Co mogło być rewolucją, a nie było...
Od ukazania się pierwszych strzelanin FPP czy TPP minęło już ponad 20 lat. Co może dziwić lub nie – przez ten czas nie zmieniła w nich jedna rzecz – nadal sterujemy naszymi wirtualnymi spluwami za pomocą myszki lub pada. Świat graczy nie przyjął żadnego kontrolera, który wyglądałby jak prawdziwy karabin czy pistolet, choć takie właśnie były początki strzelanin na automatach arcade, gdzie w Virtua Cop czy Time Crisisie graliśmy wielkim pomarańczowym pistoletem. O ile jest to zrozumiałe w przypadku gier na PC – obraz na małym monitorze to niezbyt wygodne rozwiązanie dla tego typu sterowania, o tyle sytuacja wygląda trochę inaczej w przypadku konsol i obecnego standardu 40–50-calowych telewizorów. Przełom nastąpił wraz z nadejściem bezprzewodowych kontrolerów ruchowych, czyli całkiem niedawno, ale każdy patent pojawiał się na zasadzie chwilowej ciekawostki i znikał. Całkowitą porażką był Kinect i sterowanie w grze Ghost Recon: Future Soldier – machanie rękami w powietrzu, by strzelać, nie było ani precyzyjne, ani realistyczne czy nawet sensowne.

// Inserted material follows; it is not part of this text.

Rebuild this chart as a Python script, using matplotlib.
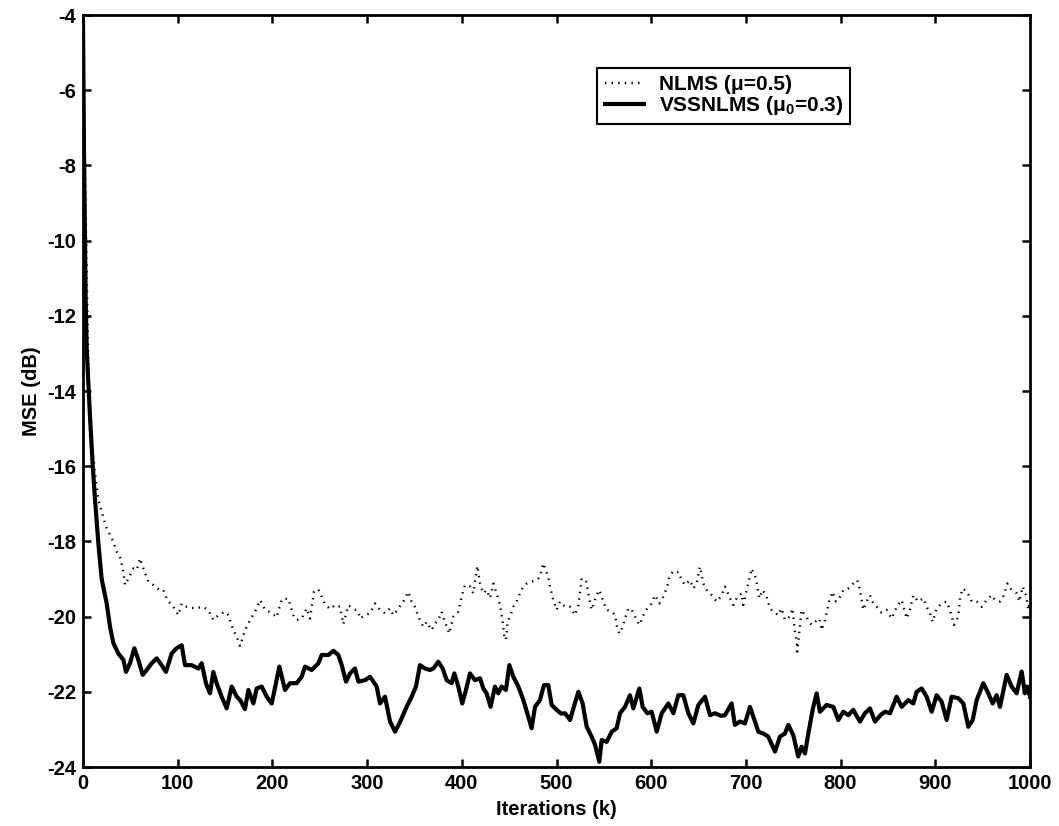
import matplotlib
matplotlib.use("Agg")
import matplotlib.pyplot as plt

plt.rcParams["font.family"] = ["Liberation Sans", "DejaVu Sans"]
plt.rcParams["font.weight"] = "bold"
plt.rcParams["axes.unicode_minus"] = False
plt.rcParams["mathtext.fontset"] = "custom"
plt.rcParams["mathtext.bf"] = "Liberation Sans:bold"
plt.rcParams["mathtext.rm"] = "Liberation Sans:bold"
plt.rcParams["mathtext.default"] = "bf"

# VSSNLMS learning curve (iteration, MSE in dB)
k_vss = [0, 1, 2.8, 3.9, 7.4, 10.2, 12.7, 16.2, 19.7, 25, 28.5, 32, 37.3, 42.6, 45.4, 49.6,
         54.2, 58.4, 63, 67.2, 72.5, 77.8, 83, 87.6, 93.6, 98.9, 104.2, 107.7, 114.7, 121.8,
         125.3, 129.9, 134.1, 137.6, 141.2, 146.4, 151.7, 157, 162.3, 166, 171, 174.6, 179.9,
         183.4, 188.7, 194, 199.2, 201, 207.3, 213.3, 218.6, 225.6, 230.9, 234.4, 241.5, 248.5,
         252, 259.1, 264.4, 269.6, 273.2, 277.7, 282, 287.2, 290.8, 297.8, 303.1, 310.1, 313.6,
         318.9, 324.2, 329.5, 334.8, 341.7, 347, 351.6, 355.8, 361.1, 366.4, 369.9, 375.2,
         379.8, 384, 389.3, 392.1, 396.3, 400.5, 404.4, 408.6, 413.9, 419.2, 422.7, 426.2,
         430.4, 435, 438.5, 442, 446.6, 450.2, 454.4, 459.7, 465, 470.2, 473.7, 477.3, 482.5,
         486.8, 491.3, 494.9, 500.1, 505, 509, 514.3, 517.8, 523.1, 527.6, 531.9, 537.1, 540.7,
         545.2, 547.7, 553, 558.3, 563.5, 567.1, 572.3, 577.6, 581.1, 587.5, 591, 595.9, 600.5,
         605.8, 611.1, 618.1, 623.4, 628.7, 633.9, 639.2, 644.5, 649.8, 656.8, 662.1, 667.4,
         674, 677.9, 684.9, 688.4, 693.7, 699, 704.3, 709.6, 713.1, 718.4, 723.6, 730.7, 736,
         741.2, 744.8, 750, 755.3, 758.8, 762.4, 765.9, 770.8, 774.7, 778.2, 785.2, 792.3,
         797.6, 802.8, 808.1, 813.4, 820.4, 825.7, 831, 836.3, 843, 846.9, 852.2, 859.2, 864.5,
         871.5, 876.8, 880.3, 885.6, 890.9, 896.2, 901.4, 906.7, 912, 917.3, 924.3, 929.6,
         934.9, 939.5, 943.7, 950.7, 956, 960.6, 964.8, 968.3, 975.4, 980.6, 985.9, 991.2,
         994.7, 997.2, 1000]
mse_vss = [-4.2, -7.6, -11.6, -12.9, -14.7, -15.97, -16.9, -18.05, -19.0, -19.65, -20.27, -20.7,
           -20.98, -21.15, -21.47, -21.24, -20.84, -21.15, -21.55, -21.42, -21.24, -21.11, -21.29,
           -21.47, -20.98, -20.84, -20.76, -21.29, -21.29, -21.38, -21.24, -21.78, -22.04, -21.47,
           -21.78, -22.13, -22.44, -21.86, -22.13, -22.22, -22.46, -21.95, -22.31, -21.91, -21.86,
           -22.13, -22.31, -22.1, -21.33, -21.95, -21.77, -21.77, -21.6, -21.33, -21.42, -21.24,
           -21.02, -21.02, -20.91, -21.02, -21.29, -21.73, -21.51, -21.38, -21.73, -21.69, -21.6,
           -21.86, -22.31, -22.13, -22.79, -23.06, -22.8, -22.4, -22.13, -21.86, -21.29, -21.38,
           -21.42, -21.38, -21.2, -21.38, -21.69, -21.77, -21.51, -21.86, -22.31, -21.95, -21.51,
           -21.69, -21.64, -21.91, -22.04, -22.4, -21.86, -22.04, -21.86, -21.95, -21.29, -21.6,
           -21.86, -22.22, -22.66, -22.97, -22.4, -22.22, -21.82, -21.82, -22.35, -22.48, -22.58,
           -22.57, -22.75, -22.44, -22.0, -22.31, -22.93, -23.19, -23.41, -23.86, -23.28, -23.33,
           -23.06, -22.97, -22.57, -22.4, -22.09, -22.44, -21.91, -22.4, -22.57, -22.53, -23.06,
           -22.57, -22.31, -22.57, -22.09, -22.09, -22.57, -22.84, -22.35, -22.13, -22.62, -22.57,
           -22.64, -22.62, -22.31, -22.88, -22.79, -22.84, -22.4, -22.79, -23.06, -23.11, -23.19,
           -23.59, -23.19, -23.11, -22.88, -23.15, -23.72, -23.46, -23.64, -23.11, -22.44, -22.04,
           -22.53, -22.35, -22.4, -22.75, -22.53, -22.62, -22.48, -22.79, -22.57, -22.44, -22.79,
           -22.6, -22.53, -22.57, -22.13, -22.4, -22.22, -22.31, -22.0, -21.91, -22.13, -22.53,
           -22.09, -22.26, -22.75, -22.13, -22.17, -22.31, -22.93, -22.75, -22.22, -21.77, -22.04,
           -22.31, -22.09, -22.4, -21.55, -21.86, -22.04, -21.46, -22.04, -21.86, -22.13]

# NLMS learning curve (iteration, MSE in dB)
k_nlms = [0, 2, 4, 6, 7.4, 10.9, 12.7, 16.2, 19.7, 24.3, 32, 35.5, 39, 41.9, 44.4, 48.9, 53.1,
          56.7, 60.2, 63, 69, 74.3, 80.6, 84.8, 89, 95.4, 100.7, 104.2, 109.5, 118.3, 127.1,
          132.3, 137.6, 142.9, 150, 153.5, 158.7, 162.3, 165.8, 171.1, 176.4, 181.6, 186.9,
          192.2, 199.2, 204.5, 209.8, 216.8, 222.1, 225.6, 230.9, 236.2, 239.7, 243.9, 248.5,
          255.6, 260.8, 266.1, 271.4, 274.9, 280.2, 285.5, 290.8, 292.5, 297.8, 303.1, 308.4,
          313.6, 318.9, 324.2, 327.7, 333, 338.3, 343.5, 347, 350.5, 354.1, 359.3, 362.9, 368.1,
          371.7, 375.2, 378.7, 382.2, 386.8, 391, 396.3, 399.8, 403.3, 408.6, 412.1, 415, 416.4,
          419.2, 422.7, 426.2, 429.7, 433.3, 436.8, 440.3, 443.1, 444.9, 446.6, 448.4, 450.9,
          454.4, 457.9, 461.4, 465, 468.5, 473.7, 479, 482.5, 486.1, 488.5, 491.3, 493.1, 496.6,
          500.1, 503.7, 509, 514.3, 519.5, 523.1, 526.6, 531.2, 533.6, 537.1, 541.7, 545.2,
          548.8, 553, 558.3, 561.8, 564.2, 566.4, 569.9, 572.3, 575.9, 579.4, 583.9, 587.5, 591,
          594.5, 599.4, 604, 608.6, 612.8, 617, 619.2, 622.7, 625.1, 628.7, 632.2, 635.7, 641,
          644.5, 648, 651.5, 655.1, 658.6, 663.9, 669.1, 674, 677.9, 683.2, 686.7, 690.2, 695.5,
          697.2, 702.5, 706, 710.6, 714.1, 717.7, 721.9, 725.4, 728.9, 734.2, 737.7, 741.2,
          746.5, 749.3, 751.8, 753.6, 754.3, 756.4, 758.8, 762.4, 765.9, 769.4, 773, 777.5, 780,
          783.5, 786, 788.1, 791.6, 795.1, 798.6, 802.8, 808.1, 813.4, 817.6, 820.4, 824, 827.5,
          831, 834.5, 839.8, 843, 848.6, 854, 859.2, 864.5, 869.8, 873.3, 876.8, 882.1, 887.4,
          890.9, 894.4, 897.2, 901.4, 906.7, 912, 915.5, 919.7, 924.3, 926.1, 928.9, 933.8,
          938.4, 943.7, 949, 954.2, 959.5, 963, 968.3, 972.5, 976.1, 980.6, 985.9, 988.7, 992.3,
          995.8, 998.2, 1000]
mse_nlms = [-4.3, -8.0, -11.0, -13.8, -15.04, -15.75, -16.19, -16.9, -17.21, -17.61, -18.01,
            -18.27, -18.41, -18.72, -19.16, -18.94, -18.72, -18.76, -18.45, -18.67, -19.07, -19.16,
            -19.29, -19.29, -19.56, -19.74, -19.96, -19.65, -19.74, -19.78, -19.74, -19.83, -20.09,
            -19.96, -19.87, -19.96, -20.36, -20.53, -20.78, -20.36, -20.09, -19.87, -19.56, -19.82,
            -19.9, -20.02, -19.54, -19.52, -19.96, -20.09, -20.05, -19.78, -20.05, -19.34, -19.27,
            -19.67, -19.8, -19.69, -19.74, -20.2, -19.7, -19.78, -19.87, -20.05, -19.96, -19.91,
            -19.65, -19.82, -19.91, -19.78, -19.96, -19.78, -19.6, -19.34, -19.6, -19.74, -20.0,
            -20.27, -20.14, -20.36, -20.18, -20.09, -19.87, -20.14, -20.45, -20.0, -19.87, -19.47,
            -19.16, -19.2, -19.38, -18.89, -18.65, -19.12, -19.38, -19.29, -19.51, -19.12, -19.38,
            -19.69, -20.14, -20.53, -20.62, -20.14, -20.0, -19.74, -19.6, -19.38, -19.2, -19.12,
            -19.07, -19.03, -18.94, -18.58, -18.76, -18.94, -19.2, -19.56, -19.82, -19.6, -19.74,
            -19.74, -19.96, -19.69, -18.98, -19.07, -19.38, -19.82, -19.47, -19.29, -19.56, -19.82,
            -19.87, -19.96, -20.31, -20.45, -20.27, -20.05, -19.78, -19.82, -20.05, -20.22, -20.0,
            -19.82, -19.69, -19.43, -19.65, -19.47, -19.2, -18.94, -18.81, -18.85, -18.81, -19.03,
            -19.16, -19.03, -19.25, -19.12, -18.67, -19.12, -19.29, -19.43, -19.6, -19.45, -19.2,
            -19.51, -19.69, -19.51, -19.38, -19.69, -19.12, -18.72, -18.98, -19.51, -19.29, -19.47,
            -19.78, -19.87, -19.96, -19.78, -20.09, -20.0, -19.78, -20.4, -20.67, -20.93, -20.4,
            -19.82, -19.96, -20.09, -20.22, -20.14, -20.05, -20.36, -20.09, -19.82, -19.56, -19.34,
            -19.6, -19.51, -19.29, -19.25, -19.12, -19.03, -19.29, -19.82, -19.6, -19.43, -19.65,
            -19.78, -19.89, -19.82, -20.05, -19.74, -19.56, -20.05, -19.82, -19.43, -19.6, -19.51,
            -19.74, -19.91, -20.14, -19.78, -19.65, -19.6, -19.82, -20.22, -20.0, -19.51, -19.25,
            -19.34, -19.6, -19.6, -19.74, -19.56, -19.43, -19.56, -19.6, -19.43, -19.12, -19.29,
            -19.38, -19.6, -19.2, -19.43, -19.82, -19.56]

xticks = list(range(0, 1001, 100))
yticks = list(range(-24, -3, 2))

fig = plt.figure(figsize=(10.59, 8.26), dpi=100)
ax = fig.add_axes([0.0784, 0.0714, 0.8942, 0.9104])

ax.plot(k_nlms, mse_nlms, color="black", linestyle=(0, (0.6, 2.2)), linewidth=1.7,
        label="NLMS (μ=0.5)")
ax.plot(k_vss, mse_vss, color="black", linestyle="-", linewidth=3.0,
        solid_joinstyle="round", label="VSSNLMS (μ$_0$=0.3)")

ax.set_xlim(0, 1000)
ax.set_ylim(-24, -4)
ax.set_xticks(xticks)
ax.set_yticks(yticks)
ax.tick_params(direction="in", length=6, width=1.8, top=True, right=True,
               labelsize=14.5, pad=5)
for lbl in ax.get_xticklabels() + ax.get_yticklabels():
    lbl.set_fontweight("bold")
for sp in ax.spines.values():
    sp.set_linewidth(2.0)

ax.set_xlabel("Iterations (k)", fontsize=14.5, fontweight="bold", labelpad=5)
ax.set_ylabel("MSE (dB)", fontsize=14.5, fontweight="bold", labelpad=4)

leg = ax.legend(loc="upper left", bbox_to_anchor=(0.543, 0.93), fancybox=False,
                frameon=True, edgecolor="black", framealpha=1, fontsize=15,
                handlelength=1.9, handletextpad=0.7, labelspacing=0.0,
                borderpad=0.35, borderaxespad=0)
leg.get_frame().set_linewidth(1.5)
for t in leg.get_texts():
    t.set_fontweight("bold")

fig.savefig("out.png", dpi=100)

O wiele lepiej zapowiadał się produkt Sony – PS Move i opcjonalny karabin Sharp Shooter. W takich grach jak Killzone 3 czy Call of Duty: Black Ops pozwalał na trochę inne doznania i lepszą imersję. Możliwe przyczyny porażki kontrolerów w kształcie broni są trzy. Pierwsza to po prostu wygoda i komfort – nadal wolimy leżeć na kanapie z padem w ręku niż stać przez telewizorem. Druga to sprawy czysto techniczne – kontroler ruchowy nie jest tak precyzyjny jak zwykły pad, trzecia może odnosić się do kwestii kosmetycznych. Choć dostępne są też inne modele firm trzecich, to większość z nich, a oficjalny produkt Sony szczególnie, wygląda jak plastikowe zabawki dla trzyletniego dziecka. Czy niezwykle precyzyjny kontroler, który do złudzenia przypominałby replikę karabinka M4, AK47 czy choćby jakiejś futurystycznej broni z Destiny – wraz z realną obsługą trybu ognia i przeładowywania magazynków – byłby w stanie wyprzeć joypad w konsolowych strzelaninach? Czy taki kontroler to już martwy temat, czy następny krok w ewolucji strzelanin?